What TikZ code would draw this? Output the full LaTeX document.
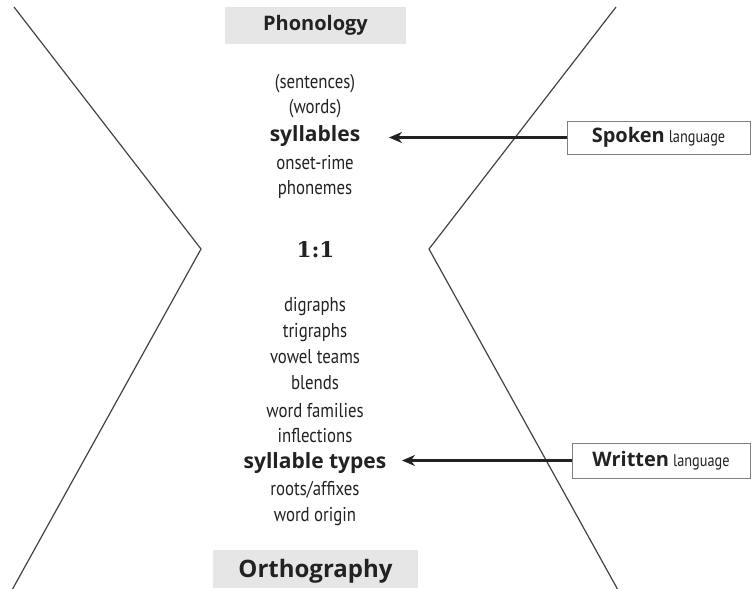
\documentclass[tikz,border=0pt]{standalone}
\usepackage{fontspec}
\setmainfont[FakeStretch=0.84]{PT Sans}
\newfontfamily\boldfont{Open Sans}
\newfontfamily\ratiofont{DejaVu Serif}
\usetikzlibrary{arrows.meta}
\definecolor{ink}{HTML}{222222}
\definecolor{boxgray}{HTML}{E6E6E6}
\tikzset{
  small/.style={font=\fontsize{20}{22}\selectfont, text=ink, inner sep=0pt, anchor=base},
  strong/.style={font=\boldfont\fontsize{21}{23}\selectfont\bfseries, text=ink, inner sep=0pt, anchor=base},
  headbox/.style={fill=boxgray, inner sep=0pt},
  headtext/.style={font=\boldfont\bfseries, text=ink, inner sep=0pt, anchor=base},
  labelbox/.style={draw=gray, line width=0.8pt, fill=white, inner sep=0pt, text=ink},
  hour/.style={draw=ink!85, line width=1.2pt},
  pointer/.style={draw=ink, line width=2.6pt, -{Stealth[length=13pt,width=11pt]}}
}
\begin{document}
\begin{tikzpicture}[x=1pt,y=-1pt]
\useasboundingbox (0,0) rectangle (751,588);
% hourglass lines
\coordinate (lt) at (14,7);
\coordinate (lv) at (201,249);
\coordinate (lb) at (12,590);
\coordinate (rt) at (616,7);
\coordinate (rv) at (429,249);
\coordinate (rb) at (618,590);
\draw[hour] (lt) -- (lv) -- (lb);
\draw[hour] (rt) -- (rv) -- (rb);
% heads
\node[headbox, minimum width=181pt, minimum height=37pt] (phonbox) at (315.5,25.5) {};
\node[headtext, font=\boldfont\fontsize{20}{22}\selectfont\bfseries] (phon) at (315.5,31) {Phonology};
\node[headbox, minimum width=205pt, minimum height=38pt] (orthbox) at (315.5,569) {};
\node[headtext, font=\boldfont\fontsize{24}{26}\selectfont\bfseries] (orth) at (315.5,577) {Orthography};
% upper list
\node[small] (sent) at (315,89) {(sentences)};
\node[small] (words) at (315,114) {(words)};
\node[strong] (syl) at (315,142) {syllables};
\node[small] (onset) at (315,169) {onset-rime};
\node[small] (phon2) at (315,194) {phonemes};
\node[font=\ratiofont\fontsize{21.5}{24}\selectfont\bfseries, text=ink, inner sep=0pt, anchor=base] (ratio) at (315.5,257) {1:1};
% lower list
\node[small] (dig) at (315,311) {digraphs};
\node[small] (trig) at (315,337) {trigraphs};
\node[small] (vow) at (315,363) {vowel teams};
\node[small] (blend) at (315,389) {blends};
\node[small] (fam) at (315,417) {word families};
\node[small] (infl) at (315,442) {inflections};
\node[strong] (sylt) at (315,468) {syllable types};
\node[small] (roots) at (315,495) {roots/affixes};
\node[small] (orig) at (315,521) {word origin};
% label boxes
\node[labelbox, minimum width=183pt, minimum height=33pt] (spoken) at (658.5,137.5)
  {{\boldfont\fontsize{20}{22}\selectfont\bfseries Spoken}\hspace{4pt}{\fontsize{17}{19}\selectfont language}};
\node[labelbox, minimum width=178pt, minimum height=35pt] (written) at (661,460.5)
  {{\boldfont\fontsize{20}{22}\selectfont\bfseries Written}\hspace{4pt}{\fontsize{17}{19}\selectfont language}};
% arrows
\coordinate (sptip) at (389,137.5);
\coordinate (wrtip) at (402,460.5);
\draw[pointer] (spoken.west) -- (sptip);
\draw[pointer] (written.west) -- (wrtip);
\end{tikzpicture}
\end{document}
- - - - -
Please set down each line of the data above exactly as written, without the pictures.

### FULL OUTPUT
What TikZ code would draw this? Output the full LaTeX document.
\documentclass[tikz,border=0pt]{standalone}
\usepackage{fontspec}
\setmainfont[FakeStretch=0.84]{PT Sans}
\newfontfamily\boldfont{Open Sans}
\newfontfamily\ratiofont{DejaVu Serif}
\usetikzlibrary{arrows.meta}
\definecolor{ink}{HTML}{222222}
\definecolor{boxgray}{HTML}{E6E6E6}
\tikzset{
  small/.style={font=\fontsize{20}{22}\selectfont, text=ink, inner sep=0pt, anchor=base},
  strong/.style={font=\boldfont\fontsize{21}{23}\selectfont\bfseries, text=ink, inner sep=0pt, anchor=base},
  headbox/.style={fill=boxgray, inner sep=0pt},
  headtext/.style={font=\boldfont\bfseries, text=ink, inner sep=0pt, anchor=base},
  labelbox/.style={draw=gray, line width=0.8pt, fill=white, inner sep=0pt, text=ink},
  hour/.style={draw=ink!85, line width=1.2pt},
  pointer/.style={draw=ink, line width=2.6pt, -{Stealth[length=13pt,width=11pt]}}
}
\begin{document}
\begin{tikzpicture}[x=1pt,y=-1pt]
\useasboundingbox (0,0) rectangle (751,588);
% hourglass lines
\coordinate (lt) at (14,7);
\coordinate (lv) at (201,249);
\coordinate (lb) at (12,590);
\coordinate (rt) at (616,7);
\coordinate (rv) at (429,249);
\coordinate (rb) at (618,590);
\draw[hour] (lt) -- (lv) -- (lb);
\draw[hour] (rt) -- (rv) -- (rb);
% heads
\node[headbox, minimum width=181pt, minimum height=37pt] (phonbox) at (315.5,25.5) {};
\node[headtext, font=\boldfont\fontsize{20}{22}\selectfont\bfseries] (phon) at (315.5,31) {Phonology};
\node[headbox, minimum width=205pt, minimum height=38pt] (orthbox) at (315.5,569) {};
\node[headtext, font=\boldfont\fontsize{24}{26}\selectfont\bfseries] (orth) at (315.5,577) {Orthography};
% upper list
\node[small] (sent) at (315,89) {(sentences)};
\node[small] (words) at (315,114) {(words)};
\node[strong] (syl) at (315,142) {syllables};
\node[small] (onset) at (315,169) {onset-rime};
\node[small] (phon2) at (315,194) {phonemes};
\node[font=\ratiofont\fontsize{21.5}{24}\selectfont\bfseries, text=ink, inner sep=0pt, anchor=base] (ratio) at (315.5,257) {1:1};
% lower list
\node[small] (dig) at (315,311) {digraphs};
\node[small] (trig) at (315,337) {trigraphs};
\node[small] (vow) at (315,363) {vowel teams};
\node[small] (blend) at (315,389) {blends};
\node[small] (fam) at (315,417) {word families};
\node[small] (infl) at (315,442) {inflections};
\node[strong] (sylt) at (315,468) {syllable types};
\node[small] (roots) at (315,495) {roots/affixes};
\node[small] (orig) at (315,521) {word origin};
% label boxes
\node[labelbox, minimum width=183pt, minimum height=33pt] (spoken) at (658.5,137.5)
  {{\boldfont\fontsize{20}{22}\selectfont\bfseries Spoken}\hspace{4pt}{\fontsize{17}{19}\selectfont language}};
\node[labelbox, minimum width=178pt, minimum height=35pt] (written) at (661,460.5)
  {{\boldfont\fontsize{20}{22}\selectfont\bfseries Written}\hspace{4pt}{\fontsize{17}{19}\selectfont language}};
% arrows
\coordinate (sptip) at (389,137.5);
\coordinate (wrtip) at (402,460.5);
\draw[pointer] (spoken.west) -- (sptip);
\draw[pointer] (written.west) -- (wrtip);
\end{tikzpicture}
\end{document}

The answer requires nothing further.